Cross-domain survey of how reversibility metadata is represented in non-lens fields:

  • Database migration frameworks (Rails, Django, Flyway): reversibility expressed as code structure (presence of down() method); no metadata field. Borrowable: explicit “irreversible migration” markers.
  • Git revert: computed at runtime via 3-way merge attempt; no per-commit metadata. Borrowable: the merge-base (common ancestor) is conceptually the bijection witness; our equivalent is inverseTransfer.
  • CRDTs: orthogonal — about commutativity and convergence, not reversibility per se. Not directly applicable.
  • Source maps (Babel, TypeScript, esbuild): metadata sidecar pattern. Borrowable for future Path Lens artifact compilation but overkill for in-memory rule metadata.
  • Cryptographic primitives: type/API structure expresses reversibility (hashes vs ciphers). Our inverseTransfer: TransferOp | null follows the same pattern — explicit operation, not a metadata flag.
  • Image format converters (ImageMagick, ffmpeg, Pandoc): quality / lossless parameter at call time. Caller decides reversibility. Our numberPrefixHandling: 'keep' | 'strip' | 'extract' follows this pattern — config choice determines reversibility.
  • Database normalization theory: lossless-join decomposition via formal proof (CHASE algorithm). Strong theoretical foundation but heavy machinery for our scope.
  • LLVM optimization passes: invariant annotations on IR, not per-pass metadata. Useful insight: phase-ordering invariants matter; our pipeline’s transform ordering (emoji → number → case → regex) is a similar invariant that affects reversibility.
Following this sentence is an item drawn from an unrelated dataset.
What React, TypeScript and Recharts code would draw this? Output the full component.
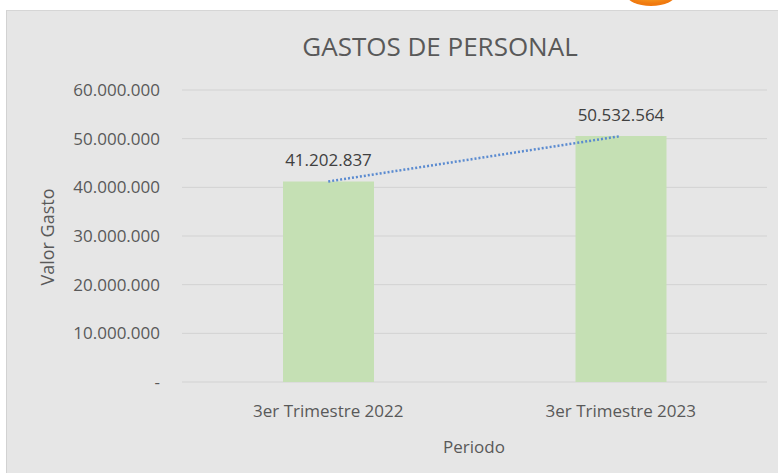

Strongest finding: the cross-domain pattern that fits us best is image-converter-style (config-parameter-determines-reversibility), which is what we already do. The borrow is making the metadata granular per filter (Agent 2’s recommendation) rather than per whole config.

The five-layer detection algorithm documented at concepts/bijectivity-detection:

  1. Layer 1 — Structural slot-overlap (parse-time, very cheap)
  2. Layer 2 — Per-transform reversibility metadata (parse-time, cheap)
  3. Layer 3 — Symbolic round-trip on rule save (medium, runs on-demand)
  4. Layer 4 — Property-based testing (expensive, opt-in for rule pack authors)
  5. Layer 5 — Runtime check on inverse direction (cheap, defense-in-depth, always on)

The storage layer:

  • src/transformers/transformMetadata.ts (new, ~150 LOC) — per-filter metadata records with reversibility: 'total' | 'lossy' | 'conditional' + optional isReversibleFor(input) predicate + optional inverse function + human-readable reversibilityDomain description.
  • Integration into existing derive.ts:deriveBijective() (extend to read the metadata table).
  • Integration into existing pipeline.ts:isTransformReversible() (replace the coarse flag-set with the granular table lookup).

F2 commit 1 implements Layers 1+2 (~50 LOC additional beyond what’s already planned). Layer 3 lands in commit 2. Layers 4+5 land later.

We’re in good shape. Our existing design is industry-best by the cross-domain comparison. The “what’s missing” is granularity (per-filter metadata vs per-config flag), which is a contained additive change.

No fundamental redesign needed. The user’s worry — “this may require building bijectivity representation stuff or abstractions per transform, unless there’s something I don’t know about?” — is real but tractable: we build a small per-transform metadata table (~12 entries today), wire it into the existing derivation logic, and expose granular per-rule status indicators. That’s it.

The lens-calculus literature is rigorous but designed for code (Boomerang grammars, Haskell types). Our domain is data-driven rules authored by users at runtime. Liquid-Haskell-style refinement-type domain constraints are a stretch goal (Layer 3’s symbolic check approximates them); not blocking for v1.